*Stored rows*.

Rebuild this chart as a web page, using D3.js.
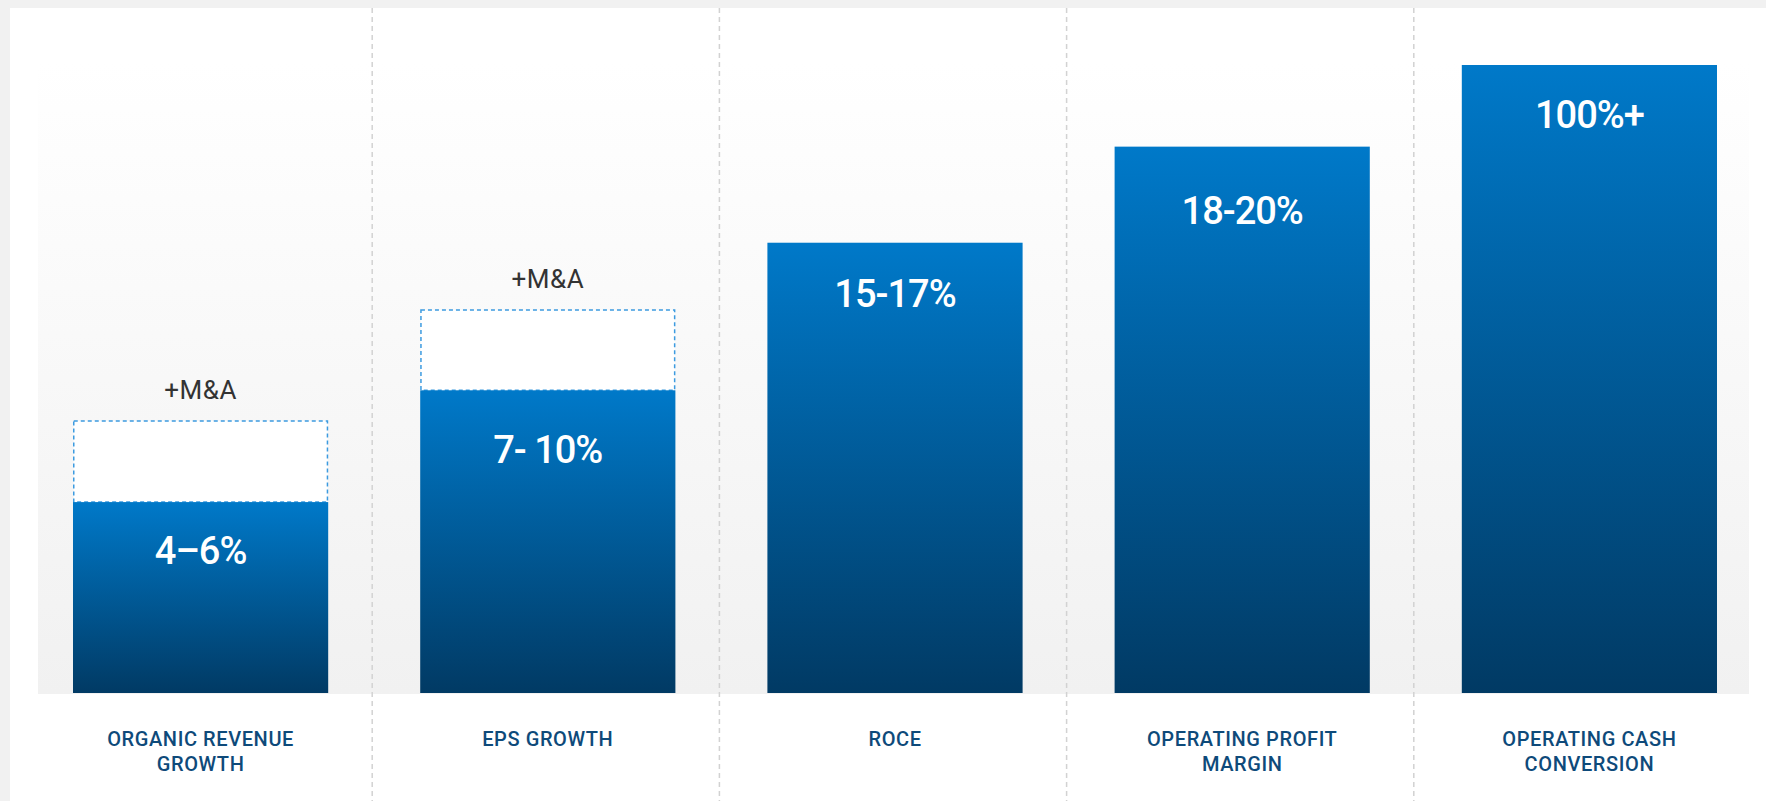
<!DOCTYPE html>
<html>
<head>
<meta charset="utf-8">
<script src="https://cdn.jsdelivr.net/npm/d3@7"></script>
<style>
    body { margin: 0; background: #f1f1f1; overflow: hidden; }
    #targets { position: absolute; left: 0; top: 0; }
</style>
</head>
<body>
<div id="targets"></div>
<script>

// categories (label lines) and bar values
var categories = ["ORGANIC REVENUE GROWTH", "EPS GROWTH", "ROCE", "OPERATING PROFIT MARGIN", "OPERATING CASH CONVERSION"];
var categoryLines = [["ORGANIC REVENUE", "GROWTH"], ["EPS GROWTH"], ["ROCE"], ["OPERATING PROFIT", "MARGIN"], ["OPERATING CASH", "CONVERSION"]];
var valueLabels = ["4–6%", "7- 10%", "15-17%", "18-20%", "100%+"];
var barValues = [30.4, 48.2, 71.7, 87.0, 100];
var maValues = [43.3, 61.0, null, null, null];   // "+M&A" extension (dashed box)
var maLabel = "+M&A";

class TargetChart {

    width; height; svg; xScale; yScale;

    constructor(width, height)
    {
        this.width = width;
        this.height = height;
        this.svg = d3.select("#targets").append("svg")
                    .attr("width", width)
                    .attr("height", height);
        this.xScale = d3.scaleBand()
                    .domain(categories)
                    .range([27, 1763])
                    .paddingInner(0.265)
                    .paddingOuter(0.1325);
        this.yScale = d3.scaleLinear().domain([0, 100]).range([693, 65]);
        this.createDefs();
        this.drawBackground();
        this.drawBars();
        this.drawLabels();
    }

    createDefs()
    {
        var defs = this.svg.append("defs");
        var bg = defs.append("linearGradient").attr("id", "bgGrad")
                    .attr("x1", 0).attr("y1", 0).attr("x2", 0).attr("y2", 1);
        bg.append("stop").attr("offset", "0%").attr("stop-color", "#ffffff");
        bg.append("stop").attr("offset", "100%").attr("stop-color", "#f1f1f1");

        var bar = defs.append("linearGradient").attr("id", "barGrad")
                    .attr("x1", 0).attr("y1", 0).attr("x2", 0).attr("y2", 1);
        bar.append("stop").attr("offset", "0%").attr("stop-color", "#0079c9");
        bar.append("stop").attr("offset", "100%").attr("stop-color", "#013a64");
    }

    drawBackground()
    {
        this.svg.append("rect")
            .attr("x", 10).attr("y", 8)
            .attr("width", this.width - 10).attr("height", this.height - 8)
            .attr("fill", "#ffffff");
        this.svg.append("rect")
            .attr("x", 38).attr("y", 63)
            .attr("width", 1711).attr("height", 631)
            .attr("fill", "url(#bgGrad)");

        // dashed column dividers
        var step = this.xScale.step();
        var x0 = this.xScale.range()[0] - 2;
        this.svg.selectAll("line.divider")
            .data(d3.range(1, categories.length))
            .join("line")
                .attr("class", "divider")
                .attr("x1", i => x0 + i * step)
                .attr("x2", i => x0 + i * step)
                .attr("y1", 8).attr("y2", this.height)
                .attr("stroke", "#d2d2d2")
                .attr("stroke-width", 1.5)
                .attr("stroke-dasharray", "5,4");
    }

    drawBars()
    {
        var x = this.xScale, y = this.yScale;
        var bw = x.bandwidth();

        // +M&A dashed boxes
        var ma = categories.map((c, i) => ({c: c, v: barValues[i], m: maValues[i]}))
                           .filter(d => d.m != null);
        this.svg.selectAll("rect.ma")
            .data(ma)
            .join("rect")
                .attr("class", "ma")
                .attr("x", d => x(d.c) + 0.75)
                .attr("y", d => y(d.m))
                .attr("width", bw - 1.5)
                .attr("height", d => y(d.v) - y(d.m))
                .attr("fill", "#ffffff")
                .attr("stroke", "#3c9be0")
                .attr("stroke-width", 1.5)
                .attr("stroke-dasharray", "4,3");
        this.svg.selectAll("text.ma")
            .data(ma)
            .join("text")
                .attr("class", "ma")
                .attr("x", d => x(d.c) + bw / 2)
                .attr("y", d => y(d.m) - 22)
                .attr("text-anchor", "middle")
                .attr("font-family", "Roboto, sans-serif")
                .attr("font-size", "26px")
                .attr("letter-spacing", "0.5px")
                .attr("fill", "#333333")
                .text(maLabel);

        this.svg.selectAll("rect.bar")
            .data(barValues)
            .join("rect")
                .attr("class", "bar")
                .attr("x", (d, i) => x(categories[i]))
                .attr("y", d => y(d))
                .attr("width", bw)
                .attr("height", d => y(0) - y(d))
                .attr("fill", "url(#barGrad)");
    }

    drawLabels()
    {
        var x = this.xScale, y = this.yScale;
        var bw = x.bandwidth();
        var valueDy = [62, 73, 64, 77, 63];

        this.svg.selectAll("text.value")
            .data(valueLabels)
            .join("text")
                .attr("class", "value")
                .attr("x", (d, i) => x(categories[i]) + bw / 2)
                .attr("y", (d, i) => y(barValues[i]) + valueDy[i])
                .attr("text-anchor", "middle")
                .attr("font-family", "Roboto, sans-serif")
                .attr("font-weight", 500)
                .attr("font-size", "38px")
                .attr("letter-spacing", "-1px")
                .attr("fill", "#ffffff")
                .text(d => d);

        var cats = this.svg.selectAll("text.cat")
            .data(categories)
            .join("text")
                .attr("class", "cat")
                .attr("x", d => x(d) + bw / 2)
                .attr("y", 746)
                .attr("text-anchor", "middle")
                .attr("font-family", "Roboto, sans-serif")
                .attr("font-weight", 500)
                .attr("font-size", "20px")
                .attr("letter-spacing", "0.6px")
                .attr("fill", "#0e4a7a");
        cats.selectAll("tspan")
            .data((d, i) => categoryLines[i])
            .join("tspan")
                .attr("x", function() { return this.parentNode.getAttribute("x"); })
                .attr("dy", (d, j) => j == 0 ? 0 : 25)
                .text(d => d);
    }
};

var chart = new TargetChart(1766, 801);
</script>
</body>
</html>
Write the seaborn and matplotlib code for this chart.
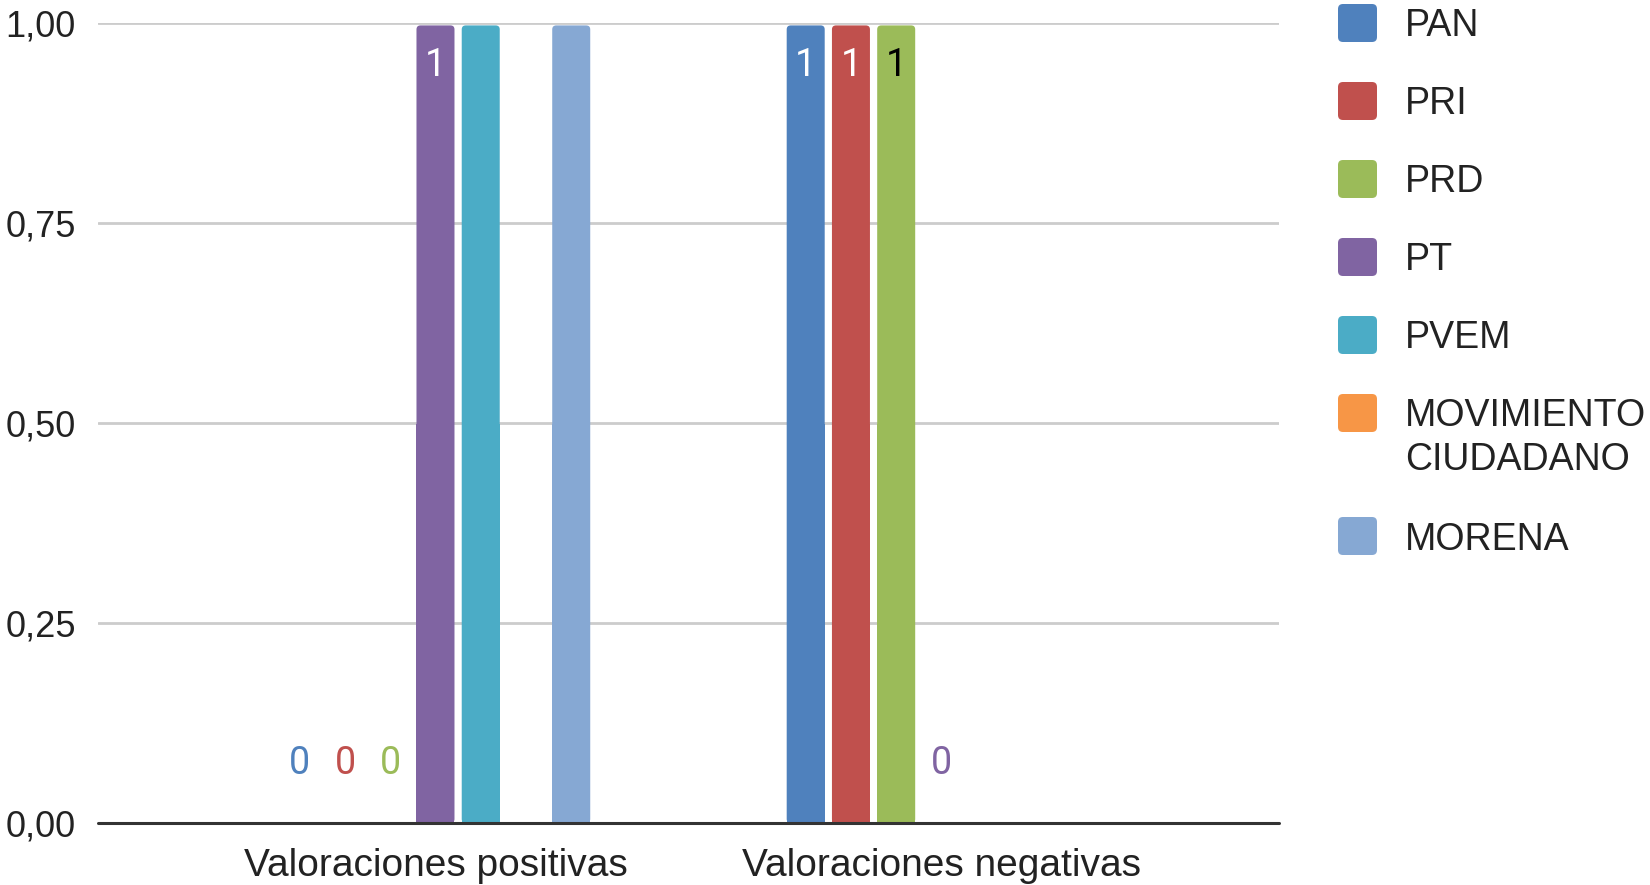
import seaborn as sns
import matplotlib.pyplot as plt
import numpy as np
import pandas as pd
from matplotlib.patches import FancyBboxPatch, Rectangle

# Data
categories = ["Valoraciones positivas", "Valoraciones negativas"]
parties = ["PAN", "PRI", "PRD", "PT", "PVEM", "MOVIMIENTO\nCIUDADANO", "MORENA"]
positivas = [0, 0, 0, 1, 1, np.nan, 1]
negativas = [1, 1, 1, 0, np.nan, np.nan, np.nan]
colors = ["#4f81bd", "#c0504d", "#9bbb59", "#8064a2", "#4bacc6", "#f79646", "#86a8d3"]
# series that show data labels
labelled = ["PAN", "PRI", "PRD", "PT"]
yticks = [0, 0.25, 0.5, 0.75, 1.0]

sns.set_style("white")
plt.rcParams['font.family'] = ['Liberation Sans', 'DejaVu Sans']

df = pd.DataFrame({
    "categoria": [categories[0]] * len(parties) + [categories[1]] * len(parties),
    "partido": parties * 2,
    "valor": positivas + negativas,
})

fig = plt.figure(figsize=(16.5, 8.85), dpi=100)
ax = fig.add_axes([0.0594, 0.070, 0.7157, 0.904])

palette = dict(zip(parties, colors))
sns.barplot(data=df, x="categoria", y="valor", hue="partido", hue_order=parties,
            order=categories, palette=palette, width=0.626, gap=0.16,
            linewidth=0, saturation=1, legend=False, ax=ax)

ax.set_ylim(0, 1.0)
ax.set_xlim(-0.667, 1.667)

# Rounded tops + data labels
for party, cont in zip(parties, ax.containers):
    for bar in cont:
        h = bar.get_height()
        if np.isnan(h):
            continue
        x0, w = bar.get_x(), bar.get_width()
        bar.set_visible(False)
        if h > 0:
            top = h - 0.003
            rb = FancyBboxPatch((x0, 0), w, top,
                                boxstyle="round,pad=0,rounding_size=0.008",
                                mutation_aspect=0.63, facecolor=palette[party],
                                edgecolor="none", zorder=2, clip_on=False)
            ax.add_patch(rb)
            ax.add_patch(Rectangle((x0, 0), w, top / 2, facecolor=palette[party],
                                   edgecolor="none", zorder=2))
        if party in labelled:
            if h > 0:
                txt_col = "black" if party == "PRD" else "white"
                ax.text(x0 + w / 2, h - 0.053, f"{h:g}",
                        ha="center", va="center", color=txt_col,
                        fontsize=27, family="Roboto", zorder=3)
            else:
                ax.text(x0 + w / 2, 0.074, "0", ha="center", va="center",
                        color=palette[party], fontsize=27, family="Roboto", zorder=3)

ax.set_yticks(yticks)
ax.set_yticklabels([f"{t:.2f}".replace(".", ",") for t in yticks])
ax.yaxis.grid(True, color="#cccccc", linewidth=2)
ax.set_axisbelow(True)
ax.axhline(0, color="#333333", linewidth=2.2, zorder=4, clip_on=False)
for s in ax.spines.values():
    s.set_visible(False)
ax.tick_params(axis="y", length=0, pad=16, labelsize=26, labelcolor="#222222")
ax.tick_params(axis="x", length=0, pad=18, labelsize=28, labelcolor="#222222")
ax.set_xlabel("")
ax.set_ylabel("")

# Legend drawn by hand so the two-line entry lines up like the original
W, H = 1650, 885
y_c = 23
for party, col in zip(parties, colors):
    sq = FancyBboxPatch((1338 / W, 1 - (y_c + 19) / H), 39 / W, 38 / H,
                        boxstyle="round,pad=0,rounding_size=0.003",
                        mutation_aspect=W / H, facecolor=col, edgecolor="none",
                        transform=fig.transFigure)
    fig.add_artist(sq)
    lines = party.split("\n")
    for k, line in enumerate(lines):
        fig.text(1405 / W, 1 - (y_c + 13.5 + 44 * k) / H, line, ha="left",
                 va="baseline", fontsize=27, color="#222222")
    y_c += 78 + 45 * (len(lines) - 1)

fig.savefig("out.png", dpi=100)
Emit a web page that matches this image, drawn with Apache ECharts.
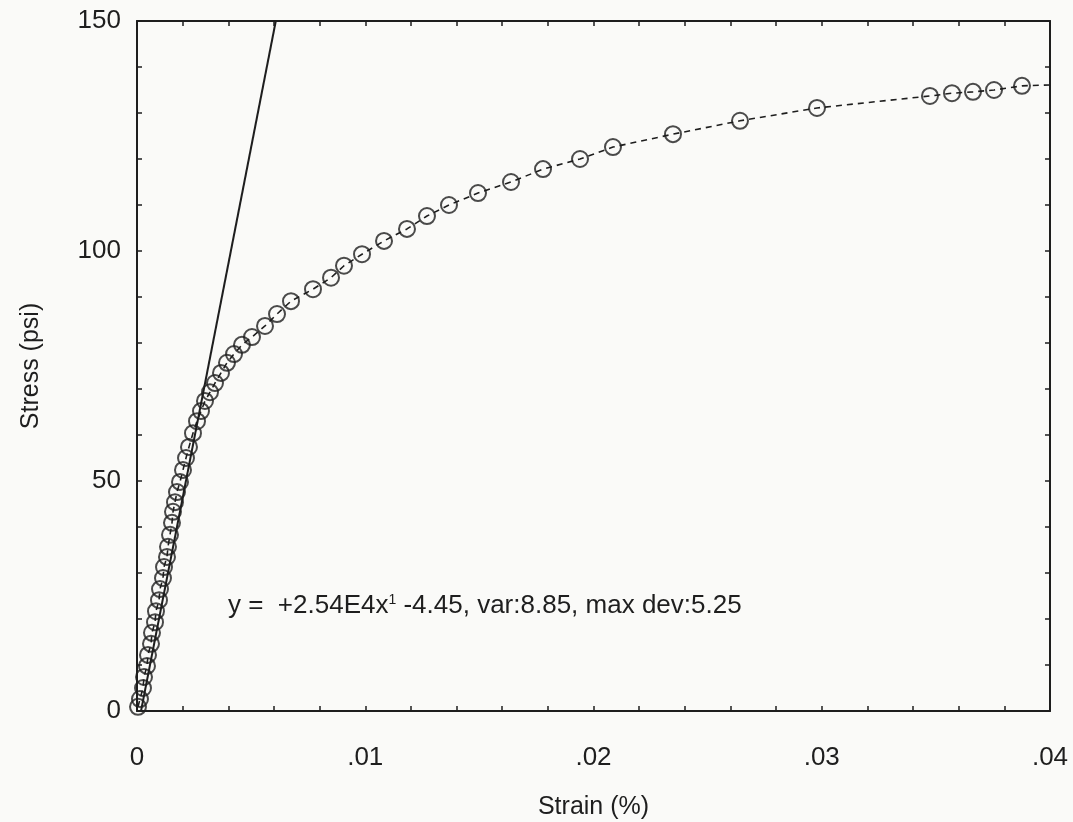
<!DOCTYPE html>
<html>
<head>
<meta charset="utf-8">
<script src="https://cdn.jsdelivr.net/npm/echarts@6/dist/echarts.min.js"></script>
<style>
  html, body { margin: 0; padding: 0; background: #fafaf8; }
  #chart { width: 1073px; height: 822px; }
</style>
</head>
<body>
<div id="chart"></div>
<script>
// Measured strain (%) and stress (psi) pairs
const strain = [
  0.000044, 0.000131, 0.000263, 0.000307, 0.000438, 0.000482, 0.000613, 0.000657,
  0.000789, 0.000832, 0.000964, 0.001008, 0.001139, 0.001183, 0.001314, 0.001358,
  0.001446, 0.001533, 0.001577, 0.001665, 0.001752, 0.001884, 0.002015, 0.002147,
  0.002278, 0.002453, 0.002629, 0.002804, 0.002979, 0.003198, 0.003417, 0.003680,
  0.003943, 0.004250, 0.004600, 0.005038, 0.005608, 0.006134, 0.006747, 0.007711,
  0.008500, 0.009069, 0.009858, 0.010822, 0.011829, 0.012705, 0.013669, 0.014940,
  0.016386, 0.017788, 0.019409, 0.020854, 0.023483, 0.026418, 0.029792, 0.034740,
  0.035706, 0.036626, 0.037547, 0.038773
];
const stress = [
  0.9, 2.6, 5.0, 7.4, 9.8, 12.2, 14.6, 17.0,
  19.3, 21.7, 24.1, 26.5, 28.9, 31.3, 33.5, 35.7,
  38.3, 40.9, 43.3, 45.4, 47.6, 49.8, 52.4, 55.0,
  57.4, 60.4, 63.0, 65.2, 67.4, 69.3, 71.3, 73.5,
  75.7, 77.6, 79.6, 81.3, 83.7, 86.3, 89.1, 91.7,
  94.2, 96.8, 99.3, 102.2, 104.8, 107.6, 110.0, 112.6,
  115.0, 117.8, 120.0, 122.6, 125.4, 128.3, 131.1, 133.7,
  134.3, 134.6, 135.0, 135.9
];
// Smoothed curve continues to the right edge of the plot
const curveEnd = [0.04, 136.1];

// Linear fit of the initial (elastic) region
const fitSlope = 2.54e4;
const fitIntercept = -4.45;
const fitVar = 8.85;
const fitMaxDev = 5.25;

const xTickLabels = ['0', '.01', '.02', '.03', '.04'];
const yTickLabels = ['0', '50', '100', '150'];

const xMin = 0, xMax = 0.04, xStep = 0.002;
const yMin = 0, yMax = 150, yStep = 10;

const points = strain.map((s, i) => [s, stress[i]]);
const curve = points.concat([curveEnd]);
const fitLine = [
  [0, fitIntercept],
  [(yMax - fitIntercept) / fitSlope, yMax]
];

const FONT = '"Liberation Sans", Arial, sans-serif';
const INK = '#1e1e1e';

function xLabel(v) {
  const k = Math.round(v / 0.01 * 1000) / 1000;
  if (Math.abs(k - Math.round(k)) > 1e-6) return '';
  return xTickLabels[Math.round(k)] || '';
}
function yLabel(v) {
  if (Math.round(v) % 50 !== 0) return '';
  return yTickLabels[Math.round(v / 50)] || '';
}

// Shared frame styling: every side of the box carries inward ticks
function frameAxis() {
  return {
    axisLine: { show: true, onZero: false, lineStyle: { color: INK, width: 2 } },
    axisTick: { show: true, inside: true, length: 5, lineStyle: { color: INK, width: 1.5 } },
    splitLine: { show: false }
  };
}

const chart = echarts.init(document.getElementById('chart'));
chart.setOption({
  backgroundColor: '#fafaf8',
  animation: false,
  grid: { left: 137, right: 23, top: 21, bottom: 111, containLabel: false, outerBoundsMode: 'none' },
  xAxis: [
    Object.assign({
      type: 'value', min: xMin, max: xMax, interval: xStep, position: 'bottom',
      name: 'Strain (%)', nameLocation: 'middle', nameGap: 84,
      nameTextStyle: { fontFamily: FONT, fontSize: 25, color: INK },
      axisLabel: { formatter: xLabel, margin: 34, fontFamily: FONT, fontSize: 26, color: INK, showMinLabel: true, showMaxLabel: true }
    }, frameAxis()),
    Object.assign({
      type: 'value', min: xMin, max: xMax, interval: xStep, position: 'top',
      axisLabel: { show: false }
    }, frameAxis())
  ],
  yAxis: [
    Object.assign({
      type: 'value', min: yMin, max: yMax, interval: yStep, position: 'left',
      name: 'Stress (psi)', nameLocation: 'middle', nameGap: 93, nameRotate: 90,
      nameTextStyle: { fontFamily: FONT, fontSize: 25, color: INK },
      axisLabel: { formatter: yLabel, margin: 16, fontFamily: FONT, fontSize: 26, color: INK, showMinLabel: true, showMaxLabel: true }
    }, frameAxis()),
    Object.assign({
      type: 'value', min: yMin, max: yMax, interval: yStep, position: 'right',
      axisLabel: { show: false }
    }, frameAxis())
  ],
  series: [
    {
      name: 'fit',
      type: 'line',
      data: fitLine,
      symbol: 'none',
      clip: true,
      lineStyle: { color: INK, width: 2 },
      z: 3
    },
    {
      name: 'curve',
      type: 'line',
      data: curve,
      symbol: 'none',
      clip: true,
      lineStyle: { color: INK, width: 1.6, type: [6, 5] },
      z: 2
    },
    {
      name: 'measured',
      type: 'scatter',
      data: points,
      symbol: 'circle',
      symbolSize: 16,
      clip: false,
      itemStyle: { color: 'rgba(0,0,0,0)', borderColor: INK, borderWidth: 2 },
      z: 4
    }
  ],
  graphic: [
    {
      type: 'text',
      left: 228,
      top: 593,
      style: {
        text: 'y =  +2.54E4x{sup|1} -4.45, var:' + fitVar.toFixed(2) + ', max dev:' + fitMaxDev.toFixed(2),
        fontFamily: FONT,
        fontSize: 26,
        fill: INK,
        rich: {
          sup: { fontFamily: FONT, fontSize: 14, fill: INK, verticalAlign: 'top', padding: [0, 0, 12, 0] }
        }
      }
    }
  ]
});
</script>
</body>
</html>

*Written task*.
Find each line holding the word "that" and copy it.

*Response to the exercise*.
# series that show data labels
Emit a web page that matches this image, drawn with Apache ECharts.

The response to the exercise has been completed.